■ **Given request**
Quote the data exactly, first line to the line containing "from matplotlib import font_manager", with no pictures.

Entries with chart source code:
↓↓↓

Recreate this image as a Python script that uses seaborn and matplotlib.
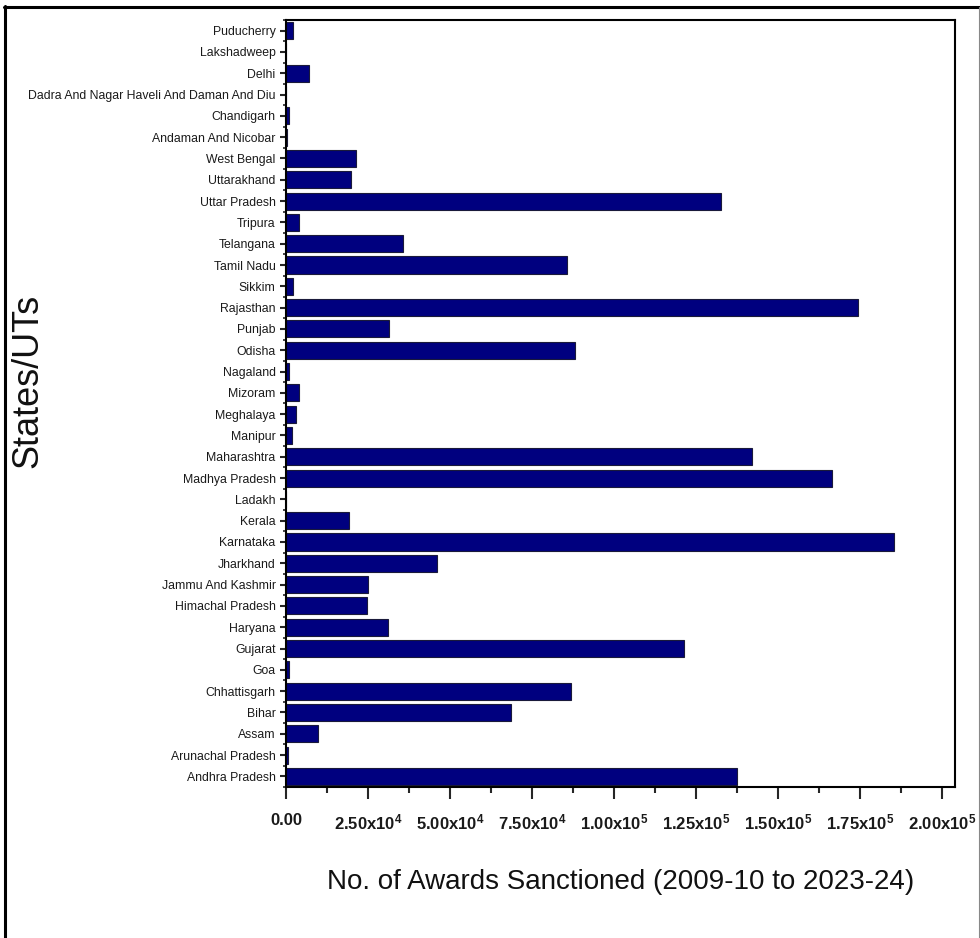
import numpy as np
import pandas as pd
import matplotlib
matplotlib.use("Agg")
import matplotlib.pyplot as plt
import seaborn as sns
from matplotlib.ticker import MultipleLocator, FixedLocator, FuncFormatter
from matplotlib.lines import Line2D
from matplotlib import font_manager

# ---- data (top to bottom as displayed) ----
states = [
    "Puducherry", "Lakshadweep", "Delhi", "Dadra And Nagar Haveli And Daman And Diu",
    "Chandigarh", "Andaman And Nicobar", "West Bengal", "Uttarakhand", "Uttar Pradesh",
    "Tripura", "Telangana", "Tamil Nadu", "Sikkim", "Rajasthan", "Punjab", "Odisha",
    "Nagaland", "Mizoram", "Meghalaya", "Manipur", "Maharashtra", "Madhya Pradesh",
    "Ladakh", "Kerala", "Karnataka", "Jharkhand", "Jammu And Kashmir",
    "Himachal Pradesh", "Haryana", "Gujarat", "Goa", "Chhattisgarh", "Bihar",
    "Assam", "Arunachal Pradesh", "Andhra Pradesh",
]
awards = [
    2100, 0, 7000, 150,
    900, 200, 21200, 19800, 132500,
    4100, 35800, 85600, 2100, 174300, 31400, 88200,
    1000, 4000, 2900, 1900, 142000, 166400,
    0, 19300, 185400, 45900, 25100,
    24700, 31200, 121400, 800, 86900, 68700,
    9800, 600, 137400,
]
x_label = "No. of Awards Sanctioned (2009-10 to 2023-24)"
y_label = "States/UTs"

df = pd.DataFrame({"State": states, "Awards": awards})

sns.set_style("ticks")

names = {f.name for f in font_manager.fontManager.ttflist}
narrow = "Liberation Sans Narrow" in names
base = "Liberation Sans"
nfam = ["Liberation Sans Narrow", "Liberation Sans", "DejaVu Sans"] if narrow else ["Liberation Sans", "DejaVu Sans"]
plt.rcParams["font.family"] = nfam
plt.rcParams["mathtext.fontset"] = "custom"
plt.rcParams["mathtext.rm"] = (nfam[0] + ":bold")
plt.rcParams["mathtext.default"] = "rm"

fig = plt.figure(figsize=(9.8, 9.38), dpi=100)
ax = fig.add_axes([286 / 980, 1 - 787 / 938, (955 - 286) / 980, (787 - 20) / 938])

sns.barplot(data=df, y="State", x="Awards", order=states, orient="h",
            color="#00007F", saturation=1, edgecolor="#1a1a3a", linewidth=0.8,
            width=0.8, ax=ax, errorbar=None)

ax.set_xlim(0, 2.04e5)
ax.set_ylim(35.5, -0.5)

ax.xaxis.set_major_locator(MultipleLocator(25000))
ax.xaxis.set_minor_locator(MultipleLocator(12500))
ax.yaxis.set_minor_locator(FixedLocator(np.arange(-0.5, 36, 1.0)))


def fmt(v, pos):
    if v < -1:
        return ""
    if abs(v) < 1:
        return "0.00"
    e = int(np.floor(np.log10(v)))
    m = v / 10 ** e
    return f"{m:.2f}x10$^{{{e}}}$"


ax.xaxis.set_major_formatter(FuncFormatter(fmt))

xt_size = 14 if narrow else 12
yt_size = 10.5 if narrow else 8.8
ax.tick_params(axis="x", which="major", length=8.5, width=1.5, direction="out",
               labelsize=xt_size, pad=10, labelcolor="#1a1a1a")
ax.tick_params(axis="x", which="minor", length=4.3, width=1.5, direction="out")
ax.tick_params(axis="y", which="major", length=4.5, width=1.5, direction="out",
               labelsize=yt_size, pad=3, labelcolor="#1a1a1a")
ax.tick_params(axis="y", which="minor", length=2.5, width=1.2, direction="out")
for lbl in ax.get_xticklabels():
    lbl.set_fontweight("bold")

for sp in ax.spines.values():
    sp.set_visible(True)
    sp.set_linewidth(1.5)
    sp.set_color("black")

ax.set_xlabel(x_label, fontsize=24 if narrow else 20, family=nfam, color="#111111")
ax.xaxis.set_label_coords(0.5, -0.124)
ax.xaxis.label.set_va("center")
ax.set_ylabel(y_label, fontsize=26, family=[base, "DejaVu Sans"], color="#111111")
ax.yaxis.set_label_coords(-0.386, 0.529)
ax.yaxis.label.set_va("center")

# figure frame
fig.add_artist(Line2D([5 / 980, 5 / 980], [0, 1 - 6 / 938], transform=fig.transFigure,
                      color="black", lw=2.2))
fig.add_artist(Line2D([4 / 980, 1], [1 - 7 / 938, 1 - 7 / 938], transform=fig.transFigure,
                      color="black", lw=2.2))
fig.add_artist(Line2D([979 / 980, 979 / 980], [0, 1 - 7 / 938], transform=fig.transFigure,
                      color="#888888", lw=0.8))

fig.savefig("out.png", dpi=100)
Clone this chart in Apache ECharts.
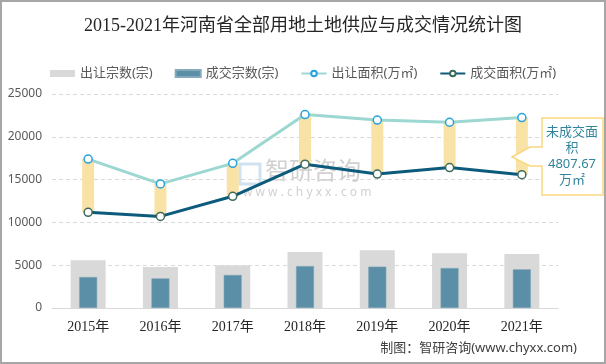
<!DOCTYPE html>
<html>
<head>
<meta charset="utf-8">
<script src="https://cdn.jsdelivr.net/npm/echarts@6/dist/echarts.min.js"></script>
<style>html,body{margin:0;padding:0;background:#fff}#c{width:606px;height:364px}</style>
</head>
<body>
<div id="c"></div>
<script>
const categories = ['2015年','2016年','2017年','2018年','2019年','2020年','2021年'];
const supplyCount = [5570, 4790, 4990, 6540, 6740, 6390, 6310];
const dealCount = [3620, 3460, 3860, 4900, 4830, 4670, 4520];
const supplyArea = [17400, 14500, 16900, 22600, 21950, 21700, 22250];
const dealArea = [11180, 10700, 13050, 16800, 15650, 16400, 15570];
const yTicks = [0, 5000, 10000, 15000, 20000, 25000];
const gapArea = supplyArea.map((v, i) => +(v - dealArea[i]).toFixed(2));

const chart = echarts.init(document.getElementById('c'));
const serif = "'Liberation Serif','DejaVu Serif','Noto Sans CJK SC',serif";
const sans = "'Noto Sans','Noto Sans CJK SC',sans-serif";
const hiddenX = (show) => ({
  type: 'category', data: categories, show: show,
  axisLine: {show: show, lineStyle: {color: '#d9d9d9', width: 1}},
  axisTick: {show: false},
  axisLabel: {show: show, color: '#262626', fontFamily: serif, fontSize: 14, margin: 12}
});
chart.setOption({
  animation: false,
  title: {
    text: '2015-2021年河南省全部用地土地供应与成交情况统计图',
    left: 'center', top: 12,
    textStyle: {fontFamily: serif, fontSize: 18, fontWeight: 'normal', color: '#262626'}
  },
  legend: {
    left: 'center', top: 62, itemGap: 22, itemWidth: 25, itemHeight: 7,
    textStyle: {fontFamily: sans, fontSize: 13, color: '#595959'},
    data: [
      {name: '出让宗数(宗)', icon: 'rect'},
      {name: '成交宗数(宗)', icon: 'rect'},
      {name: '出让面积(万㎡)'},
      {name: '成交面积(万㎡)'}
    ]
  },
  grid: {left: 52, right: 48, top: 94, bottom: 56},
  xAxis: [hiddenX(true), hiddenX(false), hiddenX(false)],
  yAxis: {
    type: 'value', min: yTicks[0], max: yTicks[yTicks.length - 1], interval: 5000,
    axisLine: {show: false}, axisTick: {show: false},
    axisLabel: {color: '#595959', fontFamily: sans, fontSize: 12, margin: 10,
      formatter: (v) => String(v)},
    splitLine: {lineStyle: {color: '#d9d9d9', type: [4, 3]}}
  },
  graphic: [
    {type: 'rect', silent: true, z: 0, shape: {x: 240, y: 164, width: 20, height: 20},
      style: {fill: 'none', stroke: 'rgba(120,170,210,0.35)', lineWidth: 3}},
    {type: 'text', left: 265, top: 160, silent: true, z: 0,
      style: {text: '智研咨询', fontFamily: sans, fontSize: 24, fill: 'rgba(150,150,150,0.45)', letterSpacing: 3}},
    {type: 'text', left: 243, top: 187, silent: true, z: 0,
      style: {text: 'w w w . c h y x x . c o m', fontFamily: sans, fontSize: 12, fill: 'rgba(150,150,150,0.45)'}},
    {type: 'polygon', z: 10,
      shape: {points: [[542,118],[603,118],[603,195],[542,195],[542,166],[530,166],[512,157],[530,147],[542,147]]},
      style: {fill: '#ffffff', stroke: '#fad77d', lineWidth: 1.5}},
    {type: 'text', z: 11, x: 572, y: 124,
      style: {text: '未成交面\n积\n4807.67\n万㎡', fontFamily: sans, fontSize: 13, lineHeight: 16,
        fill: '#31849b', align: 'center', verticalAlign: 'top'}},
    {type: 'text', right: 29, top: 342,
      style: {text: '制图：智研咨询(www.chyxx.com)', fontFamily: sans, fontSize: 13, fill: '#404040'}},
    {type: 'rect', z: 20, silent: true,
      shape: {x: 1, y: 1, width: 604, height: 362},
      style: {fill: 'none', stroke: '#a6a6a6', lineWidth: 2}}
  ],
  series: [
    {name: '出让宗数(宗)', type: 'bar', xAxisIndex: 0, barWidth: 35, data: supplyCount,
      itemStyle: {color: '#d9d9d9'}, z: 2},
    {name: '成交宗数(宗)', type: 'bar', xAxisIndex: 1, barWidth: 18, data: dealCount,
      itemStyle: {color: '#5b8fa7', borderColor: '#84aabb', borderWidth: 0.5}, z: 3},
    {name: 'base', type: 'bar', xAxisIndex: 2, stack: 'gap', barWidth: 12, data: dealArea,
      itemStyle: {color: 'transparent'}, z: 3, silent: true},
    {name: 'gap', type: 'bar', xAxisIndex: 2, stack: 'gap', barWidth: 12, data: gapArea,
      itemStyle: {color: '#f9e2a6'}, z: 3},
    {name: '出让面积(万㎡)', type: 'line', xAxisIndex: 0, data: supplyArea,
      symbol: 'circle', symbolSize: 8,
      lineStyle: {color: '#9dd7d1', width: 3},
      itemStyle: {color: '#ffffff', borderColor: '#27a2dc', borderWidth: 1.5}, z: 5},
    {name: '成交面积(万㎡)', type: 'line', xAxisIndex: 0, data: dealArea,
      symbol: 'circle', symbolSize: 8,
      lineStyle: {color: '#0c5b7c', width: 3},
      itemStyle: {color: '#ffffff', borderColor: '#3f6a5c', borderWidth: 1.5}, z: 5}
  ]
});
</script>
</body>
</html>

↑↑↑

■ **Final answer**
Recreate this image as a Python script that uses seaborn and matplotlib.
import numpy as np
import pandas as pd
import matplotlib
matplotlib.use("Agg")
import matplotlib.pyplot as plt
import seaborn as sns
from matplotlib.ticker import MultipleLocator, FixedLocator, FuncFormatter
from matplotlib.lines import Line2D
from matplotlib import font_manager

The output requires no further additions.